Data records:
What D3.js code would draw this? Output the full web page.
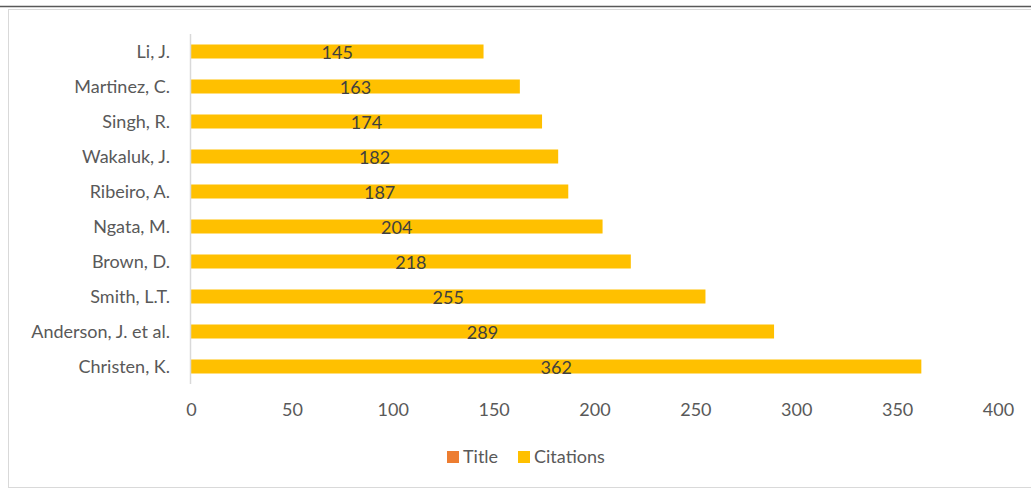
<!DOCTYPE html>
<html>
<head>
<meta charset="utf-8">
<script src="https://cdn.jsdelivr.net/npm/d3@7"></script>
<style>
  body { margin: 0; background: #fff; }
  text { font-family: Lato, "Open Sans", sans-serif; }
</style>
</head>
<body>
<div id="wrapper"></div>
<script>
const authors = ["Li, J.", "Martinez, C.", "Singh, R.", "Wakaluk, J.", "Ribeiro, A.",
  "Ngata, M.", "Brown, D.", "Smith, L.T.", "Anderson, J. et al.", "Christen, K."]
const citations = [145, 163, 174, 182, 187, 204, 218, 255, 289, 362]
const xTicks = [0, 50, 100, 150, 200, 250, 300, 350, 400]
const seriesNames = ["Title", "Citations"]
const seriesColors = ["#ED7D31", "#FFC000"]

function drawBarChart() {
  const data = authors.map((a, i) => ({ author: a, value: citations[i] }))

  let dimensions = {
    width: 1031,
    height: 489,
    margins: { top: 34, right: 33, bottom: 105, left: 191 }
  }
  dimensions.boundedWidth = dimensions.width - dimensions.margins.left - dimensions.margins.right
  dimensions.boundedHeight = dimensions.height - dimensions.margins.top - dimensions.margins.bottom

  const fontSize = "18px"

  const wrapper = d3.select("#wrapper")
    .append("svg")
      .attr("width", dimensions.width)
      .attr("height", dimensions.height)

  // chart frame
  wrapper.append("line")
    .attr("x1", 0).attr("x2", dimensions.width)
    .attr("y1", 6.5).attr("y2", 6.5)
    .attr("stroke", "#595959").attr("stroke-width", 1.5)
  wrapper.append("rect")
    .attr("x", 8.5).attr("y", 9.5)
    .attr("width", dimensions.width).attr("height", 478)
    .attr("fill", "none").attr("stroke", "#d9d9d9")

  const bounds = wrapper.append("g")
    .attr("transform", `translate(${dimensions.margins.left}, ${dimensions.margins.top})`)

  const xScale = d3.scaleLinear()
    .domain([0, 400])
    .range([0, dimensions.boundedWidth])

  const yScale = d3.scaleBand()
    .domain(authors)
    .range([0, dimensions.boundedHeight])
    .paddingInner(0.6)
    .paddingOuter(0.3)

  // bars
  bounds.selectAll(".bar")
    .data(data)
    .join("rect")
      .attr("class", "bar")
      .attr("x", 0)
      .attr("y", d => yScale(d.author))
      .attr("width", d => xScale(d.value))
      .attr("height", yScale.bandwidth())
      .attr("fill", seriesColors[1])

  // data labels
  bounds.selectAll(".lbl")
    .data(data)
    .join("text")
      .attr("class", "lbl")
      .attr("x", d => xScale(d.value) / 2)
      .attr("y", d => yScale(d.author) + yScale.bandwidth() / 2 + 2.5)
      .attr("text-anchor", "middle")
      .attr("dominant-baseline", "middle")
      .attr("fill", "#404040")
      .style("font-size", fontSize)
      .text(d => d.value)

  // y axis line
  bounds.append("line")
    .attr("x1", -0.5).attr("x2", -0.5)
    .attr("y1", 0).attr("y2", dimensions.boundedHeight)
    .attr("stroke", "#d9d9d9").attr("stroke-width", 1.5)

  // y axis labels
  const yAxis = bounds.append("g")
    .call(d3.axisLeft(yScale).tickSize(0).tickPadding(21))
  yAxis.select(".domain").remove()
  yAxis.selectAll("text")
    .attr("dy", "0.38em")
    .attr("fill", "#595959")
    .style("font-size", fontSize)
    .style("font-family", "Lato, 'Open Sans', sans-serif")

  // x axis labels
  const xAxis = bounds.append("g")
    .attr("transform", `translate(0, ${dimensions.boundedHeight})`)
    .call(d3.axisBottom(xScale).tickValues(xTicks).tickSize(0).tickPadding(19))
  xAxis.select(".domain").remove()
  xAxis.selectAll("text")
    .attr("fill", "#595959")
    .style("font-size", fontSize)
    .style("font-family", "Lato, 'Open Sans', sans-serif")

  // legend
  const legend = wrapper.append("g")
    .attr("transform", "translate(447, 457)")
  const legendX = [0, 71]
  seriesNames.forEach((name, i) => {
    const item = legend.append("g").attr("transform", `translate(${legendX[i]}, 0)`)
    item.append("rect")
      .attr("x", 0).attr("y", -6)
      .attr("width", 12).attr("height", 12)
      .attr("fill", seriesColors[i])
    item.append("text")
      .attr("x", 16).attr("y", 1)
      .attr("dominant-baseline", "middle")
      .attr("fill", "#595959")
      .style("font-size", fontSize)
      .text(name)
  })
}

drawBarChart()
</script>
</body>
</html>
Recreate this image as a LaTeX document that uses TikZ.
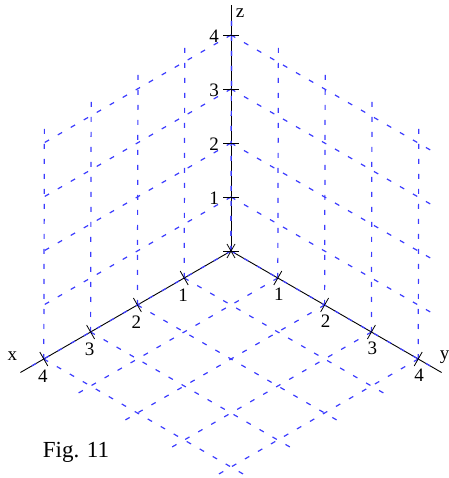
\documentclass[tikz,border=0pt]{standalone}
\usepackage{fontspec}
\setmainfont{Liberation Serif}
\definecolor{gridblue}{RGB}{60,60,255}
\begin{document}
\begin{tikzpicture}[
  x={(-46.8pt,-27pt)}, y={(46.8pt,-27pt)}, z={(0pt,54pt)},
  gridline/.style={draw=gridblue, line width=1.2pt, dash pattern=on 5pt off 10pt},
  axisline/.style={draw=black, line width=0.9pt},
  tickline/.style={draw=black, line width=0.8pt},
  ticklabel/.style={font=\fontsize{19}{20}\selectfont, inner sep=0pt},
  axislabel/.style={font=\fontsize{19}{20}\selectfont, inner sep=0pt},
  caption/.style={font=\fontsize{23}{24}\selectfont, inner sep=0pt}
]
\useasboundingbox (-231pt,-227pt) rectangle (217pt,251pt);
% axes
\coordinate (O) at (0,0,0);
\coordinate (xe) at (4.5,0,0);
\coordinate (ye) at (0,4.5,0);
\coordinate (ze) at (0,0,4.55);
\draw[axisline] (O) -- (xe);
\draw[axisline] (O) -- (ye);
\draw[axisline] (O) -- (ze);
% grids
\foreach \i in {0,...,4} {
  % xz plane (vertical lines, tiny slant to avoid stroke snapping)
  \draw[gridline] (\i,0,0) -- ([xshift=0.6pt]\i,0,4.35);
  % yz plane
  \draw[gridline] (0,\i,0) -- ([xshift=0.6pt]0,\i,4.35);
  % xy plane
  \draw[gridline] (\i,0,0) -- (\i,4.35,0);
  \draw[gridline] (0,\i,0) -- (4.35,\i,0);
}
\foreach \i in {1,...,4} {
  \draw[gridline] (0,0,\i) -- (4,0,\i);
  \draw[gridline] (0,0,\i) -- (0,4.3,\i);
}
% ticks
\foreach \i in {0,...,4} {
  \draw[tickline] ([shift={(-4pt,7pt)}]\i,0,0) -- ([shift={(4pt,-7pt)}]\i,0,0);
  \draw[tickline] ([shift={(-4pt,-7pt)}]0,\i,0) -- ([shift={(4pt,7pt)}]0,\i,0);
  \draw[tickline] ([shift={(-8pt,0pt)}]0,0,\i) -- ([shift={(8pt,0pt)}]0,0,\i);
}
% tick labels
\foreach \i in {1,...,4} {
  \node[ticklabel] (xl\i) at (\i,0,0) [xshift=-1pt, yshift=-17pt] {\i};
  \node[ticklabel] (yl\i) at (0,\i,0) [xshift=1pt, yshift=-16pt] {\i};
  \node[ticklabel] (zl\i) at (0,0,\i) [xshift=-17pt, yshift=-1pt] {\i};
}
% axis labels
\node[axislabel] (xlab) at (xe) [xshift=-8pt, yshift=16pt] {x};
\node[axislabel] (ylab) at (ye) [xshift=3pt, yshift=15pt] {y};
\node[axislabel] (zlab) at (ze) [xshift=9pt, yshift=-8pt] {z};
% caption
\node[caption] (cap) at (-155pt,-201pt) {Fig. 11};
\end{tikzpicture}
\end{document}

• _Prompt_
Work through the listing above and report how many lines include the string "this", with no other text.

• _Written answer_
2